As we all tumbled into our beds, one of the Israelis sat up with an idea. “’ey!” he shouted to me, “You should be putting on my uniform and kissing Birthright girls!” He unzipped his travel bag and handed me the duds of a submarine commander. Before I’d even finished outfitting myself, they were all laughing like hyenas and I immediately decided that I would carry the adventure all the way through. “What the hell,” I roared with outstretched arms, “Let’s go snag some chiiiiiicks!” Cheers rang out, and a detachment of 6 IDF fighters followed me down the elevator to the foyer.
I took in a deep breath and held up my hand to signal that my soldiers should hang back while I go in for some recon. My boots clopped down on the Herodian stone, and I made a pass along the perimeter of chairs and kids. A girl at the far end of the circle caught a glimpse of me walking around the group and audibly screamed “Oh, shit!” in an excited stage whisper. All engines were go. I continued my casual stroll and came upon two pretty, chatting brunettes. It was then or never.

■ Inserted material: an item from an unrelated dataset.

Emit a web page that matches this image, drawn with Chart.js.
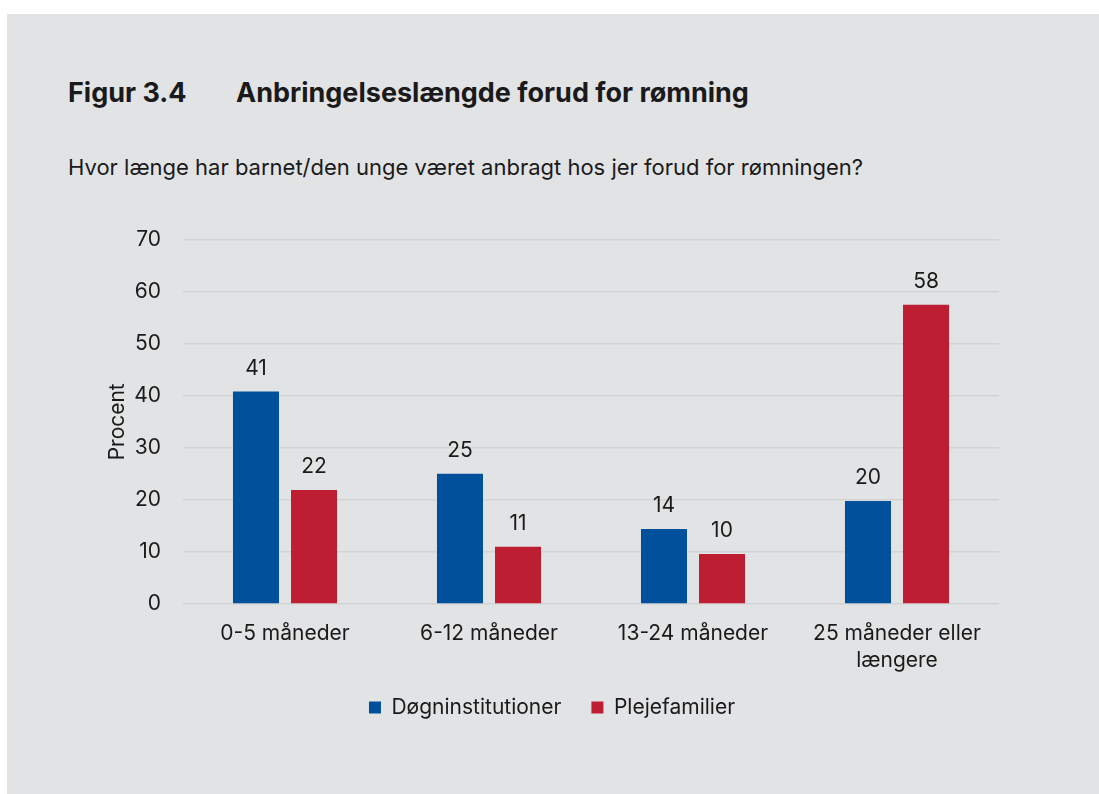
<!DOCTYPE html>
<html>
<head>
<meta charset="utf-8">
<script src="https://cdn.jsdelivr.net/npm/chart.js@4.4.1/dist/chart.umd.min.js"></script>
<style>
  html, body { margin: 0; padding: 0; background: #fff; }
  body { width: 1099px; height: 794px; position: relative; overflow: hidden; font-family: Inter, "Noto Sans", sans-serif; color: #1a1a1a; }
  #panel { position: absolute; left: 7px; top: 14px; width: 1092px; height: 780px; background: #e2e3e5; }
  #title { position: absolute; left: 68px; top: 76px; font-size: 27px; font-weight: 700; white-space: nowrap; }
  #title span { position: absolute; left: 168px; }
  #sub { position: absolute; left: 68px; top: 154px; font-size: 22px; white-space: nowrap; }
  #wrap { position: absolute; left: 90px; top: 205px; width: 950px; height: 535px; }
</style>
</head>
<body>
<div id="panel"></div>
<div id="title">Figur 3.4<span>Anbringelseslængde forud for rømning</span></div>
<div id="sub">Hvor længe har barnet/den unge været anbragt hos jer forud for rømningen?</div>
<div id="wrap"><canvas id="chart"></canvas></div>
<script>
// data
var categories = ['0-5 måneder', '6-12 måneder', '13-24 måneder', ['25 måneder eller', 'længere']];
var seriesNames = ['Døgninstitutioner', 'Plejefamilier'];
var doegn = [40.8, 25.0, 14.4, 19.8];
var pleje = [21.9, 11.0, 9.6, 57.5];
var yTicks = [0, 10, 20, 30, 40, 50, 60, 70];

var textColor = '#1a1a1a';
var fontSize = 21;

// draw the rounded value above each bar
var valueLabels = {
    id: 'valueLabels',
    afterDatasetsDraw(chart) {
        var ctx = chart.ctx;
        ctx.save();
        ctx.font = fontSize + 'px Inter, "Noto Sans", sans-serif';
        ctx.fillStyle = textColor;
        ctx.textAlign = 'center';
        ctx.textBaseline = 'middle';
        chart.data.datasets.forEach((ds, i) => {
            chart.getDatasetMeta(i).data.forEach((bar, j) => {
                ctx.fillText(Math.round(ds.data[j]), bar.x, bar.y - 23);
            });
        });
        ctx.restore();
    }
};

var myChart = new Chart(document.getElementById('chart'), {
    type: 'bar',
    data: {
        labels: categories,
        datasets: [
            { label: seriesNames[0], data: doegn, backgroundColor: '#00509b' },
            { label: seriesNames[1], data: pleje, backgroundColor: '#be1e31' }
        ]
    },
    options: {
        responsive: true,
        maintainAspectRatio: false,
        animation: false,
        categoryPercentage: 0.569,
        barPercentage: 0.793,
        layout: { padding: { top: 21, right: 41, bottom: 12, left: 15 } },
        plugins: {
            tooltip: { enabled: false },
            legend: {
                position: 'bottom',
                labels: {
                    boxWidth: 12,
                    boxHeight: 12,
                    padding: 30,
                    color: textColor,
                    font: { family: 'Inter', size: fontSize }
                }
            }
        },
        scales: {
            x: {
                grid: { display: false },
                border: { display: false },
                afterFit: (scale) => {
                    scale.height = 63;
                    // second line of the last label hangs below the box, don't clip it
                    scale._computeLabelArea = () => undefined;
                },
                ticks: {
                    color: textColor,
                    padding: 8,
                    maxRotation: 0,
                    font: { family: 'Inter', size: fontSize, lineHeight: 1.3 }
                }
            },
            y: {
                min: 0,
                max: 70,
                afterBuildTicks: (scale) => { scale.ticks = yTicks.map(v => ({ value: v })); },
                afterFit: (scale) => { scale.width = 78; },
                grid: { color: '#d2d3d5', lineWidth: 1.5, drawTicks: false },
                border: { display: false },
                ticks: {
                    color: textColor,
                    padding: 22,
                    font: { family: 'Inter', size: fontSize }
                },
                title: {
                    display: true,
                    text: 'Procent',
                    color: textColor,
                    padding: { top: 0, bottom: 0 },
                    font: { family: 'Inter', size: fontSize }
                }
            }
        }
    },
    plugins: [valueLabels]
});
</script>
</body>
</html>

I leaned in close and the chatter stopped. Both stared at me, wide-eyed.
“Ey-lo, I sorry, but you are Taglit group, no?” I used the Hebrew word for Birthright trips. My accent was abominable. I was on a roll.
“Oh, uh, yes! Yeah, we’re a Birthright group!” She didn’t even seem repulsed.
“Oh, and, ah, where are you…from? In America?”
“We’re from Los Angeles. In California. Where—where are you from?”
Her friend elbowed her and hissed, “He’s from Israel, obviously!”
If you will it, it is no dream, folks.
“Ha ha ha!” I chuckled heartily, “No, is okay question. I am from Haifa. You know where is Haifa?” They nodded.
“So, do you, ah, know any movie stars? From living in Hollywood?” I asked, my hands feeling around for my pockets. They said they didn’t, and I chuckled some more. They asked me what I did, and I told them that I was a submarine commander. They nodded at that. But then…there wasn’t much left to talk about. “So…we are going to my room, yes?” didn’t seem to be the greatest option.
I was contemplating an exit strategy when, to my great relief, a scream suddenly broke the awkward silence. We all looked up to see one of the Birthright girls with her head stuck out of a third-floor window overlooking the foyer. She was being tickled by a boy and shrieking for help.
Tickled as well, I called out, “You need assistance? I am officer—I am allowed to beat up him!”
She squealed out with joy at being attended by two virile young men. “Yes! Please come up here! My room number is—” but then she mumbled out something between the laughs that I couldn’t understand, and the two of them ran off. I started frantically asking various Birthrighters what she’d said, but no one knew.
The real soldiers couldn’t stop guffawing at all of this. Seeing that I needed backup, they strolled over, and one of them did his best cowboy accent. “Say, thar, can I get a pikshur with yew, Mister Soldier?” I complied. But then, the Birthright group dispersed, and it was all over before it even really began. My IDF pals snapped more photos and continued laughing about my high school Spanish-inflected accent. My giggles stopped long before theirs, though. Somewhere in my inebriated soul, I guess I really thought I’d had a chance to be the New Jew—the kind of guy who casually hooks up with pretty girls. Instead, I went to sleep that night knowing I’d just put on another Borscht Belt Vaudeville routine.
In the end, all was not lost. I ended up competing for—and inexplicably winning– the affections of an American girl on our trip. My rival? A six-foot-tall Israeli soldier. Over the course of a few weeks, I managed to beat out his washboard abs and stories about “awesome hikes.” But my tactics for winning the lady fell squarely within the domain of the Old World Diaspora Jew. I did what I do best: I made self-effacing jokes, I talked about feelings, I gesticulated wildly. Apparently I woo the same way I write.
Then again, Woody Allen always gets Diane Keaton in the end of the movie, right? Sure, maybe it’s a little more believable when Al Pacino ends up with her in those other pictures, but Woody’s got a certain _j’ne c’est quoi_. I guess I’m saying that I don’t know the right answer. Should we neurotic Jewboys toss aside our wacky antics and copies of “Portnoy’s Complaint” and make sexual Aliyah? Or should we be proud of what we have, and avoid putting on a fake show of overblown machismo? Like most Jewish questions, it’s sort of irresolvable. Some rabbis say yes, some rabbis say no.
But—oh, hell. What’s one more identity crisis for a people whose history reads like one epic identity crisis? But maybe, just maybe, I’m a little bit closer to finding out how to spice up my antics with some Sabra charm. Closer to becoming some wonderful new hybrid-model Jew.
And when that happens?
All you Birthright girls in the foyer best be on your toes.